In “Playing Shylock,” now showing at the Polonsky Shakespeare Center in New York, Saul Rubinek walks on stage every night to play a version of himself. 

Dressed in tzitzit and payos, the son of Holocaust survivors and star of “Hunters” and “Fraiser” informs the audience that his production of “The Merchant of Venice,” where he plays the infamous Shakespearean Jew Shylock, has been cancelled.

What follows starts as Rubinek raging at those vying to cancel the play, but becomes a deconstruction of everything — antisemitism, Jewish representation in film and TV, assimilation, the Bard’s true identity, the very life journey that led Rubinek to this moment.

It sounds cerebral, and it is, but it is also deeply felt, deeply emotional and deeply relatable.

The Jewish actor chatted with Kveller about growing up speaking Yiddish, the Jewish desire to disagree about everything and the most personal work he’s ever created.

This conversation has been lightly edited and condensed for clarity and length.

I went to your play with my mother, who is also the daughter of a Holocaust survivor, and we were both crying at the end. What does it feel like to channel your father every night, playing Shylock in Yiddish every night?

It’s complicated because every night, I sit backstage and I look at this. 

[Rubinek shows me an old black and white photograph on his phone.] 

This is my zayde; he must be in his 30s here. He buried each of his seven children, except for my father. They all died of starvation in the Lodz ghetto. Then he was sent to Majdanek and was also murdered.

So I look at this picture in order to ground myself. And then he says to me — I’ll do it in the Yiddish accent. He says: “Relax. Don’t get so heavy about this. The only thing you have to remember is you’re going to go out there. You’re not going to try to impress anybody. You’re not going to try to be good. What you’re going to do is, you’re just going to go there, you’re going to tell your story, and then you’re going to finish and go home.” And that’s all I do.

In “Playing Shylock,” you talk about your grandfather being a dayan — a religious judge — and it brings up this Jewish desire to pick apart at things. And there’s nothing you don’t pick apart in this play.

I mean, if you want a play, a Jewish play, to answer questions, then you haven’t met a lot of Jews. Our Talmud is filled with one generation of rebbes disagreeing with the next generation of rebbes.

You’re slowly chipping away at the ground underneath your feet!

You have to, in order to be a human being. This is what we have to offer other cultures — just as other cultures have a great deal to offer us. One of the great things that we have to offer is lack of certainty.

You speak Yiddish on stage. It’s the language of your youth, right? You spoke Yiddish before English?

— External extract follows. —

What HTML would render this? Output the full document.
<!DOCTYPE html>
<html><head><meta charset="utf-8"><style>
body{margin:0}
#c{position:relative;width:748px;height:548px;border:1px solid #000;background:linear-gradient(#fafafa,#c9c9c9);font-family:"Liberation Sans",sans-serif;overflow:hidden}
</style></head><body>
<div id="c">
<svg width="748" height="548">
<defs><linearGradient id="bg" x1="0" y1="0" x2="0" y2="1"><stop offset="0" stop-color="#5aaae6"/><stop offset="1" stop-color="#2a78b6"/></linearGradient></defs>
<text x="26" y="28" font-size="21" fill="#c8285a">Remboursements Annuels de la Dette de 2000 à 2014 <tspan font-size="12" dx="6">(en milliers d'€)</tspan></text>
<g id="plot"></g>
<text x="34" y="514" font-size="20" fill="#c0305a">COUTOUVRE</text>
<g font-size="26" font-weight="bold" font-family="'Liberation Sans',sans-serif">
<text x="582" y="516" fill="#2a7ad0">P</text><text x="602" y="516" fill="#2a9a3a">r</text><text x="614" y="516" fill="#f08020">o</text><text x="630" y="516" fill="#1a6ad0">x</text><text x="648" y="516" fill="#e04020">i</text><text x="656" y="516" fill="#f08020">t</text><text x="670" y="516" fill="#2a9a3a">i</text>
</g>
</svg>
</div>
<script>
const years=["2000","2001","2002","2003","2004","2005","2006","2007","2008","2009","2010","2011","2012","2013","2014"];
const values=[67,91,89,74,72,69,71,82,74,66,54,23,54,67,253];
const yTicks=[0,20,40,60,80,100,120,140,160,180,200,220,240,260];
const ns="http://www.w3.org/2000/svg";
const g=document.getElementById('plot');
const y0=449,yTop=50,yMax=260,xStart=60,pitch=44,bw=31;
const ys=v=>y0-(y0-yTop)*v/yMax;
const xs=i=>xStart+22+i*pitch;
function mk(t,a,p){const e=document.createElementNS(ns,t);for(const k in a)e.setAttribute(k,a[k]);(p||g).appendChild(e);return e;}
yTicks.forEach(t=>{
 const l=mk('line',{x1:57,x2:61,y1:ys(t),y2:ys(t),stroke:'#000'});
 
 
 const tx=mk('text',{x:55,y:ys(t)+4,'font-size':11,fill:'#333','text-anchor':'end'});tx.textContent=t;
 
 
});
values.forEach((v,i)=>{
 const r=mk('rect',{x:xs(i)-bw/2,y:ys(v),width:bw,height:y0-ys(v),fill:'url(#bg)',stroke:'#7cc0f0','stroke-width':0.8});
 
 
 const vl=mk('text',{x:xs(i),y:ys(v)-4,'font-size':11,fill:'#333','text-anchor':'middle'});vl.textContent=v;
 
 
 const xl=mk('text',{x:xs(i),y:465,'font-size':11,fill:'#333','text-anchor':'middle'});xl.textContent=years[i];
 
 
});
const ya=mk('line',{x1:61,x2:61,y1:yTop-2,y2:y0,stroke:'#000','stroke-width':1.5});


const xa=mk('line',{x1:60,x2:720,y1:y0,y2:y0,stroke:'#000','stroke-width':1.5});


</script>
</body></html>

I grew up with Fridish — French and Yiddish — in a very violent Montreal, working-class, French-Canadian, antisemitic world, and in an immigrant Jewish Catholic-French-Canadian-goyim-hating world. We children were in gangs; not organized, but there was violence. We were very poor.

Then, my father got a better job and he moved 120 miles away from Montreal to Ottawa. There, for the first time, I was put into a public school instead of a Jewish one where I spoke Yiddish. 

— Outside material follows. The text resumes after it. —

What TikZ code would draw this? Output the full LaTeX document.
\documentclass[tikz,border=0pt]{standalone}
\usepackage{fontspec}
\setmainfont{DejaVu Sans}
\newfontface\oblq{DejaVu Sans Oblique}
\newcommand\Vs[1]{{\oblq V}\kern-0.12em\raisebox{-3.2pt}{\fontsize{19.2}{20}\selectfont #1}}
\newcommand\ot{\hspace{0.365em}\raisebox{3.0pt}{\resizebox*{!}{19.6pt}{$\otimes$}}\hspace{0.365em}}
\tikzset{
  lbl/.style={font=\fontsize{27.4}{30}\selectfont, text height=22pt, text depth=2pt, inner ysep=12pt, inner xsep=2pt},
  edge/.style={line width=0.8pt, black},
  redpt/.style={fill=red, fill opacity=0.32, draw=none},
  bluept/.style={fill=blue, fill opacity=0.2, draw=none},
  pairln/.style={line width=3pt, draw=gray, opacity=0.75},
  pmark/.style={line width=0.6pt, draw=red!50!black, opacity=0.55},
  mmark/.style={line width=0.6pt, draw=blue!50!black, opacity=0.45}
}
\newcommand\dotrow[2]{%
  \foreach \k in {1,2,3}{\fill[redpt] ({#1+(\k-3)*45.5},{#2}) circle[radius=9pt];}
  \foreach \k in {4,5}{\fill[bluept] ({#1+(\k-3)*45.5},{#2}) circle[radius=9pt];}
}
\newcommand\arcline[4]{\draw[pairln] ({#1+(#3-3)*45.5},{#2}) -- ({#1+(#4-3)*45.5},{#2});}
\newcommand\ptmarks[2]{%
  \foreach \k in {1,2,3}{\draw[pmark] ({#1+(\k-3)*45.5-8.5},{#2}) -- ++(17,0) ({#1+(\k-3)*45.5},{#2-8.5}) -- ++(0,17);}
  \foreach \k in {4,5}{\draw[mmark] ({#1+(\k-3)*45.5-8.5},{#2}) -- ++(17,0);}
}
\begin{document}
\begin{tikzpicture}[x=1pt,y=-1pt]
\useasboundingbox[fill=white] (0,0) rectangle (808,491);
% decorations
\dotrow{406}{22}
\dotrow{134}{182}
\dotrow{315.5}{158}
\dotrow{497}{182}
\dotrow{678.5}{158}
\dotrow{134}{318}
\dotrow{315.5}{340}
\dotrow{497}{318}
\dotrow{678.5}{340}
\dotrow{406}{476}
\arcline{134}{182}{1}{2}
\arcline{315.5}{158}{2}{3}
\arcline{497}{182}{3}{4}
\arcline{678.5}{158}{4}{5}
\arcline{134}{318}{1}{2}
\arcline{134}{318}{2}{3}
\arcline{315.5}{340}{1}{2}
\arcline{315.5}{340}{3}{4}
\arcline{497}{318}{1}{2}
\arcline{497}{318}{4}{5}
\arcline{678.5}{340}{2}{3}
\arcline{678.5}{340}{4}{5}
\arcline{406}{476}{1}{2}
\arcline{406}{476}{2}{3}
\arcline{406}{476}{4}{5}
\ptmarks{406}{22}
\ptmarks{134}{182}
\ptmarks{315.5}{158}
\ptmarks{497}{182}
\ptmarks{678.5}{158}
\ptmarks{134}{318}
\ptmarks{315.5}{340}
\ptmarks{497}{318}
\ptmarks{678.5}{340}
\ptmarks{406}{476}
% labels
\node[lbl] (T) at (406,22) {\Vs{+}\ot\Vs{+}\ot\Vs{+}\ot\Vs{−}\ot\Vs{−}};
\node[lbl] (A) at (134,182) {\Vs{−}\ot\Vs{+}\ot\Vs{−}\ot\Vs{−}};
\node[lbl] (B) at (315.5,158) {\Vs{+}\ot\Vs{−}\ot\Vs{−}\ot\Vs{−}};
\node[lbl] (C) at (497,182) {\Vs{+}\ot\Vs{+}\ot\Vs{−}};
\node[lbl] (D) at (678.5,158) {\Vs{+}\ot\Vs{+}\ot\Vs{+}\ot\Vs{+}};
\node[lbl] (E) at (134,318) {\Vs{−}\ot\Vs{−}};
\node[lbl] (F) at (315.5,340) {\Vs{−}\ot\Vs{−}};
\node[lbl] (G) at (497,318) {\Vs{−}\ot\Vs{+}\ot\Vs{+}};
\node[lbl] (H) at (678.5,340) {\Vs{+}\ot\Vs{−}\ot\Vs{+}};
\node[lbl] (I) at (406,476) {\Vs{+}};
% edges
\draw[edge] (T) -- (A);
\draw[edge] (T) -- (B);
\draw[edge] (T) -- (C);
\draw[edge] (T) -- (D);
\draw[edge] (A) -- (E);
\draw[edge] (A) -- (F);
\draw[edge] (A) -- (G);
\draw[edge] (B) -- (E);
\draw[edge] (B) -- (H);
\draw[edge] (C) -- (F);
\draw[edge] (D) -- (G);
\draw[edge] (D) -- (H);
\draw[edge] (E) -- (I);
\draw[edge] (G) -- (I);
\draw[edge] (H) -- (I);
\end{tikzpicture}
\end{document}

I was violent. People laughed at me and I went after them. My father had no money, [but he put me in] children’s theater. Theater was free, because if boys went to a theater school in 1955 they were called faggots or queers or sissies. I didn’t know those terms. So I went at 7 years old, with my fists clenched, and like I do in “Playing Shylock,” at a certain point I opened my hands. 

I started to play storytelling with other children, and I never left. That’s where I lived for the last 70 years.

Is this the most personal play you’ve ever done?

The most personal thing that I’ve ever worked on is this: I wrote a novel, “All in the Telling,” based on a play that I wrote that I’m hoping will be on in Toronto in 18 months. It’s a play about my family. 

In “Shylock,” I talk about how in 1986, I took my parents back to Poland to have a reunion with the Polish farmers who hid them during the Holocaust. Now, what I don’t tell the audience in “Shylock” is that I shot that as a 1986 documentary, “So Many Miracles,” which played all over the world. And I wrote a book based on interviews with my parents with the same name.

“All in the Telling” is about how that book and that documentary — both titled “So Many Miracles” — came to be. It’s described like this: “When Saul falls in love with a non-Jewish woman, he discovers his immigrant Holocaust survivor parents are not as cool with it as he said they’d be. Their reaction is biblical. Desperate to fix his relationship with his parents, he lies and tells them he’s writing a book about their story of love and survival. In chronicling their lives, Saul discovers their extraordinary loyalty and bravery, but also the lies, the secrets and deceptions buried in his family’s past.”

It’s a story that relates to all families affected by the trauma of war and human experience through generations, no matter who they are or where they’re from. It’s the most personal thing I’ve done in my life.